My paper set out to make the argument that the assemblage of pottery present at different sites reflected a set of practices that defined these communities. The practices that produced these assemblages were not simply social or economic, but a combination of both. My current hypothesis goes as follows:
It would appear that CRS was most desirable in coastal communities near the southwestern corner of the island, most likely nearest its production base or the major point of arrival on the island. Presumably, that this point it was affordable in comparison to its imported rival fine wares produced in either North Africa (ARS) or Asia Minor (PHW). It goes without saying that if inland communities had access to PHW and ARS so did the coastal communities through which this imported pottery moved.
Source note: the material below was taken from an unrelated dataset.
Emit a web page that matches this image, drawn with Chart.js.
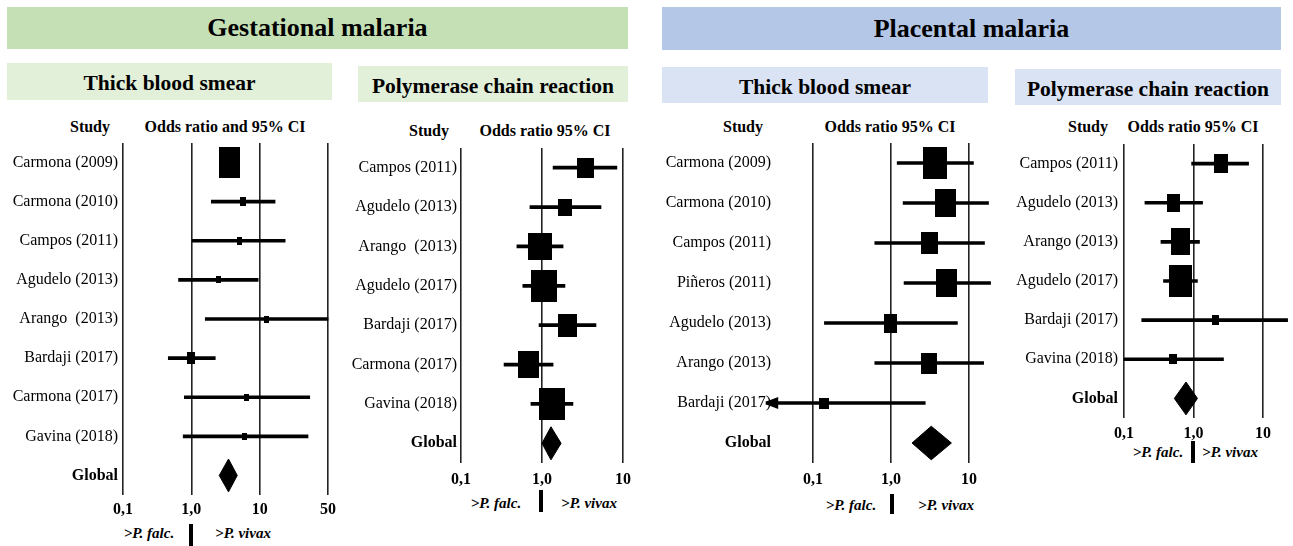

When CRS, ARS, and PHW reached inland communities, however, the cost of transporting CRS from the coast increased its price and made its competitors more appealing. When overland transport leveled the playing field between the various forms of Late Roman fine ware available, contemporary communities seemed to prefer PHW and ARS at least as frequently as CRS.
The result of this is that the tables of residents in inland communities would have looked rather different from those of communities along the coast. The decision making that led to this distinct assemblages hints at the processes that create culture.